[Source code of charts]
# # # # # # #

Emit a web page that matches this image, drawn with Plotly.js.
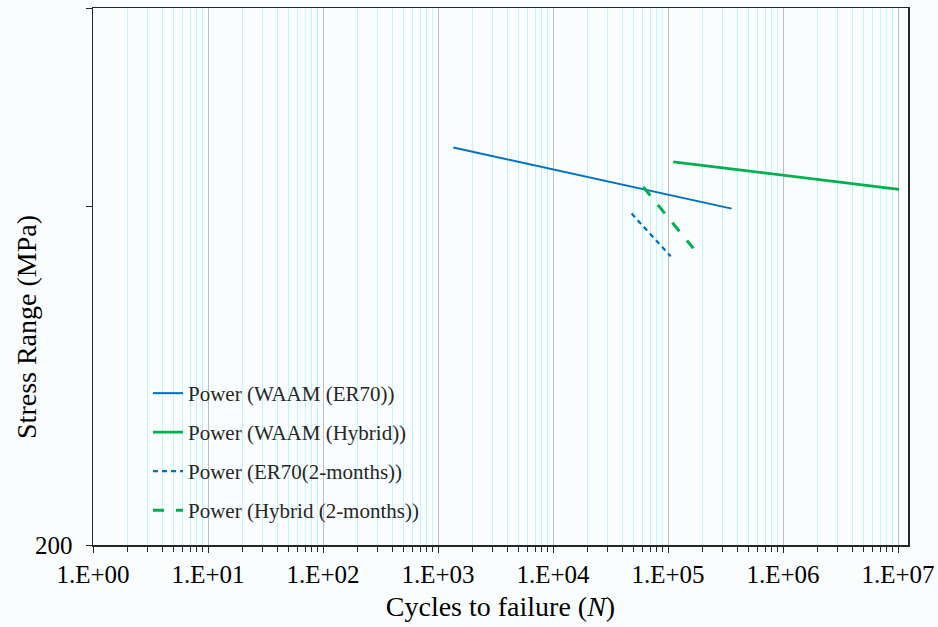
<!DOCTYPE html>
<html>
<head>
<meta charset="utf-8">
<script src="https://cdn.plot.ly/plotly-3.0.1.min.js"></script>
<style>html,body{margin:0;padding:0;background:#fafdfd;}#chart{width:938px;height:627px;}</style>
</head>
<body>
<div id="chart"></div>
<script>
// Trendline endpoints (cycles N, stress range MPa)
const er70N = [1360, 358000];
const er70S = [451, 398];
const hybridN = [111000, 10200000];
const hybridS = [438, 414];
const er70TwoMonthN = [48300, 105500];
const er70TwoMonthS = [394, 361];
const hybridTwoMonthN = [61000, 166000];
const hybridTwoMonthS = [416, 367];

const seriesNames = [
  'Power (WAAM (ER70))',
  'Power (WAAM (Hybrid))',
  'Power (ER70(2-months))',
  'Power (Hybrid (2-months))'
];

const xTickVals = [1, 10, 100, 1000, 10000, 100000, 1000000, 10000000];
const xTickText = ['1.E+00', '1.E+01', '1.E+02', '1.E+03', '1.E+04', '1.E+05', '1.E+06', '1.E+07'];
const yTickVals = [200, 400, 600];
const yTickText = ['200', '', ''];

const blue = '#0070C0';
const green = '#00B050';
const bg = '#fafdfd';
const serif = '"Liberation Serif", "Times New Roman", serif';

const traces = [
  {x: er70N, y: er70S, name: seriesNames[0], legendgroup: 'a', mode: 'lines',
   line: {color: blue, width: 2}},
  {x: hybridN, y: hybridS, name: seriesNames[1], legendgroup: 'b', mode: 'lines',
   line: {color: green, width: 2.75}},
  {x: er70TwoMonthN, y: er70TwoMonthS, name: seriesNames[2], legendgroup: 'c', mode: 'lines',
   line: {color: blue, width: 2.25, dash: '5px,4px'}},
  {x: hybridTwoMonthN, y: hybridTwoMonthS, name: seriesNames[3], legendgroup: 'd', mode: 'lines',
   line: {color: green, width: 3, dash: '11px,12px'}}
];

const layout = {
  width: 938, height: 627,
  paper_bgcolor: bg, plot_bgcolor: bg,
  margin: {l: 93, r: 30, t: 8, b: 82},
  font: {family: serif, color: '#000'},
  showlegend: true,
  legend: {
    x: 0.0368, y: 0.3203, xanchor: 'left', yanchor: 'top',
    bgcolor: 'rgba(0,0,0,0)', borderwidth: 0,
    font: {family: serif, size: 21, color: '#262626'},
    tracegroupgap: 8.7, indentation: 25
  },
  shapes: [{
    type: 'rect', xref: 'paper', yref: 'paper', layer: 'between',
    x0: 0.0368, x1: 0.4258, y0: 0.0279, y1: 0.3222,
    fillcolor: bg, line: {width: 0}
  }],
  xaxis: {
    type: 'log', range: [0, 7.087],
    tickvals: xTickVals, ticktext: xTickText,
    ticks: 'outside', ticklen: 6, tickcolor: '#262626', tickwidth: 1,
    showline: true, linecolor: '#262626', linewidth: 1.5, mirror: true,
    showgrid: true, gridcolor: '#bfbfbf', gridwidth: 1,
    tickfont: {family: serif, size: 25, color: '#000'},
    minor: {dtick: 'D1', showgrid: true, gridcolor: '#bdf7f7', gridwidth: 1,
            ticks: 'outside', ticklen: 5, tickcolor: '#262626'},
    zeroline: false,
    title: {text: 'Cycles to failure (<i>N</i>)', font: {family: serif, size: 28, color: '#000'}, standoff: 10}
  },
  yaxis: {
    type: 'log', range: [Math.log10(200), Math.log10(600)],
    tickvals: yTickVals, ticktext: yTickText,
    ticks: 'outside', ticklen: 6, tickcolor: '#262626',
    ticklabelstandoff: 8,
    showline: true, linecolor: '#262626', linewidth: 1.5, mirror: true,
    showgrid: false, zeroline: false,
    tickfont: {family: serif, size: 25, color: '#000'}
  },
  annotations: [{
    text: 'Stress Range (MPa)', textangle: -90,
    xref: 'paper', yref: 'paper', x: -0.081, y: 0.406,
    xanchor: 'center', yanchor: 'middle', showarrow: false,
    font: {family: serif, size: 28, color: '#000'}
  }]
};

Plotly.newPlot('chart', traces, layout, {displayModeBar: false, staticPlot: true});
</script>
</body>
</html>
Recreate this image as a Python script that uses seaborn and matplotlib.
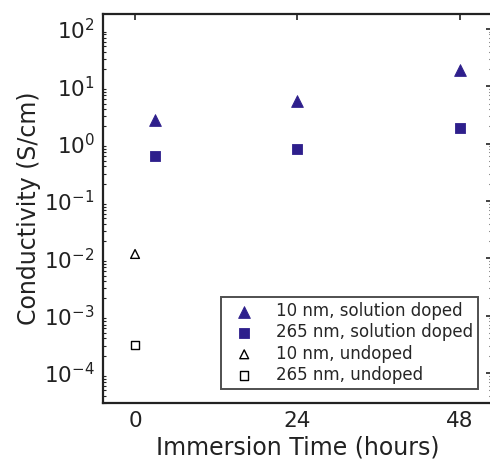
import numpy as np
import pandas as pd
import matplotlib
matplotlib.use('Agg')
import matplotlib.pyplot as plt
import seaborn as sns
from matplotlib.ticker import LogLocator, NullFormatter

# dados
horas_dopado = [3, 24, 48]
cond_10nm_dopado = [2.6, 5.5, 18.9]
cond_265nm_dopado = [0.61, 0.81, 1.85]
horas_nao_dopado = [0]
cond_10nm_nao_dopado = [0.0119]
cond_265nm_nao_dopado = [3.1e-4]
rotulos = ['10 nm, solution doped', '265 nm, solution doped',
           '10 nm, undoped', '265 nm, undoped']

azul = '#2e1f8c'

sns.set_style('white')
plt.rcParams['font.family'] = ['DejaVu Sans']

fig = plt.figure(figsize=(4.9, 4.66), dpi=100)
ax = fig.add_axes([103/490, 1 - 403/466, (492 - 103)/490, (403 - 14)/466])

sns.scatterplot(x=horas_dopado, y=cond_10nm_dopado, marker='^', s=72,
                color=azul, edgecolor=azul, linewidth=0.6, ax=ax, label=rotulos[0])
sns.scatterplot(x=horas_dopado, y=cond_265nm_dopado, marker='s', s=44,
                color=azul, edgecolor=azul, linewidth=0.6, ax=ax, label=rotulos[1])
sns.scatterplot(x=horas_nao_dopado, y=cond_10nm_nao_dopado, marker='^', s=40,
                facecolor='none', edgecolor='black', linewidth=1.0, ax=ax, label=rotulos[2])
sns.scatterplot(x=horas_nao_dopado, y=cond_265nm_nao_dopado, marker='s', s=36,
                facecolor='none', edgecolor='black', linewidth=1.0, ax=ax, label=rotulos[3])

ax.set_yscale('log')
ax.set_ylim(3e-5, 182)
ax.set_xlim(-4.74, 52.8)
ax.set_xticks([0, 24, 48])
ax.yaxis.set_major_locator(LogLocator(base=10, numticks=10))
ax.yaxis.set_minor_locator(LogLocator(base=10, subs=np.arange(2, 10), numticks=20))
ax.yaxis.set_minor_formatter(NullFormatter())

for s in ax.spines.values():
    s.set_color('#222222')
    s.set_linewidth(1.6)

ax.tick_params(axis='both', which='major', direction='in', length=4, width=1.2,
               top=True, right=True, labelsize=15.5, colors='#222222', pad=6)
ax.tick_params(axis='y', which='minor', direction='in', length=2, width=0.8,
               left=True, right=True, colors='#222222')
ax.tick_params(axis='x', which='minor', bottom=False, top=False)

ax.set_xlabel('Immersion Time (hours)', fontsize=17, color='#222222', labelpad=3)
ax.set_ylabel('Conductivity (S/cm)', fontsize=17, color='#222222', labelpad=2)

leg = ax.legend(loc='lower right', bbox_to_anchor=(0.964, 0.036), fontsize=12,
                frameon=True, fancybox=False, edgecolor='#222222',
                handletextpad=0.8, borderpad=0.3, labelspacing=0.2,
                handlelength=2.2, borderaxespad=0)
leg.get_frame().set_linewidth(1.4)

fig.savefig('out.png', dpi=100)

# # # # # # #

Make a list of all lines in the data that contain "script".

<script src="https://cdn.plot.ly/plotly-3.0.1.min.js"></script>
<script>
</script>
Recreate this image as a Python script that uses seaborn and matplotlib.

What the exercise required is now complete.